Residential Segment Still a Smaller, Variable Contributor
Residential net sales were $216 million, with operating earnings of $13.2 million, underscoring the segment’s smaller scale relative to Professional. Full-year Residential sales are still expected to be flat to down about 3%, suggesting continued variability even as Q1 results outperformed.
Disciplined View on M&A Valuations
Management noted that acquisition valuations remain elevated, even if they may be starting to ease. As a result, Toro signaled it will remain selective on deals, prioritizing returns and strategic fit over rapid expansion through M&A.
Weather and Seasonal Patterns Add Volatility
Geographic variability in snowfall, including low snow in parts of the West, created uneven demand despite robust East Coast conditions.
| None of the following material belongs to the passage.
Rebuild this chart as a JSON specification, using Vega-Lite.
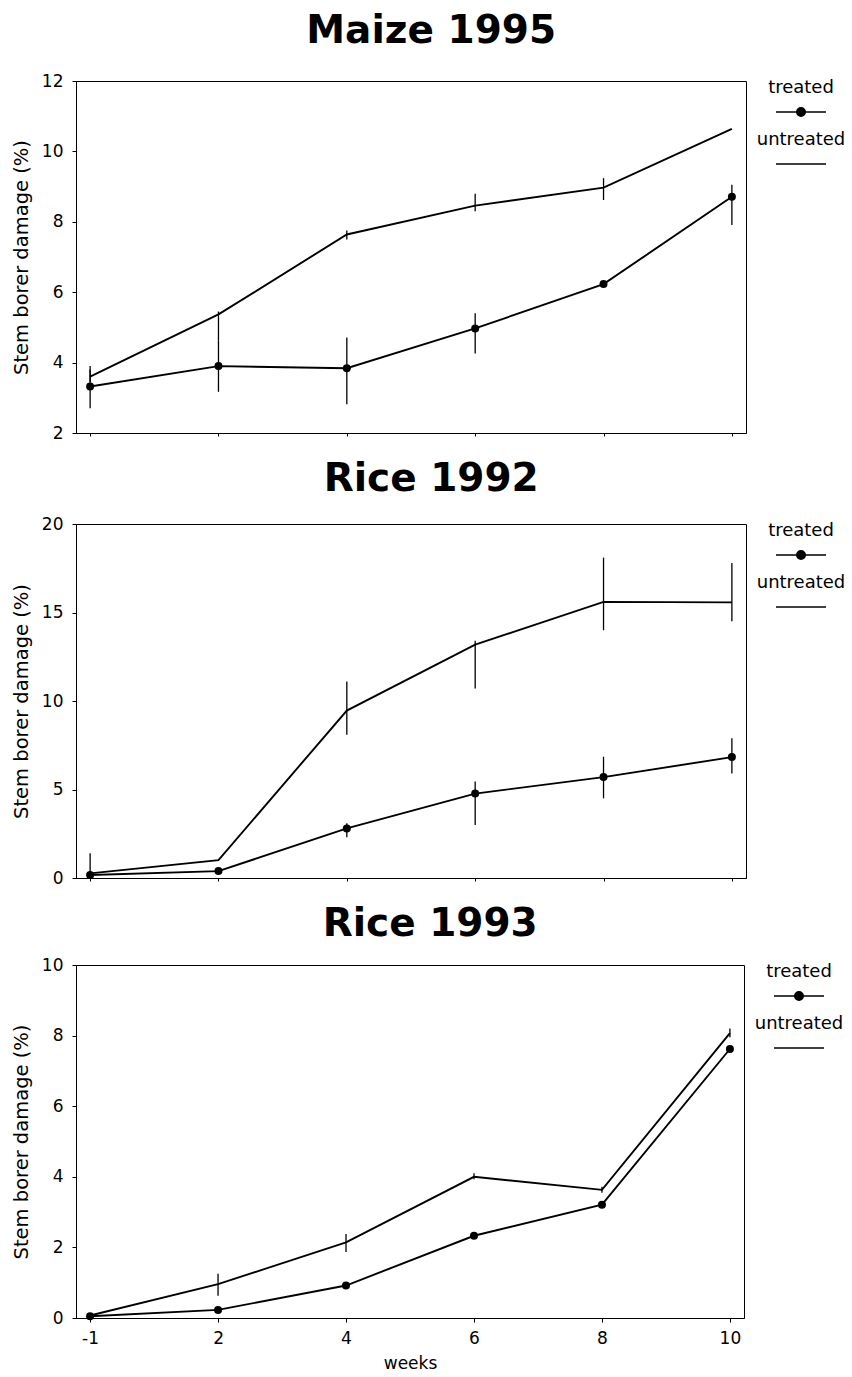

Executives also pointed to normal seasonal shipping patterns and channel timing, especially into Q2, as sources of potential quarterly volatility.
Raised Guidance Frames a Constructive Outlook
Looking ahead, Toro sees total company net sales growing 3.0%–6.5% in fiscal 2026, with mid-single-digit Professional growth and Residential flat to down 3%. The company anticipates higher gross and operating margins, interest expense of about $60 million, a 21% tax rate, capex of $90–$100 million, Tornado adding roughly 2% inorganic growth and free cash flow conversion of at least 120%, while Q2 is expected to deliver mid-single-digit sales and EPS growth.
Toro’s earnings call painted a picture of a company executing well in a mixed environment, with strong Professional demand, margin gains and better cash flow outweighing cost and international headwinds. With upgraded guidance, a solid balance sheet and a healthy product pipeline, management signaled confidence that Toro can continue to compound earnings, though investors will watch input costs, global trends and weather-driven volatility closely.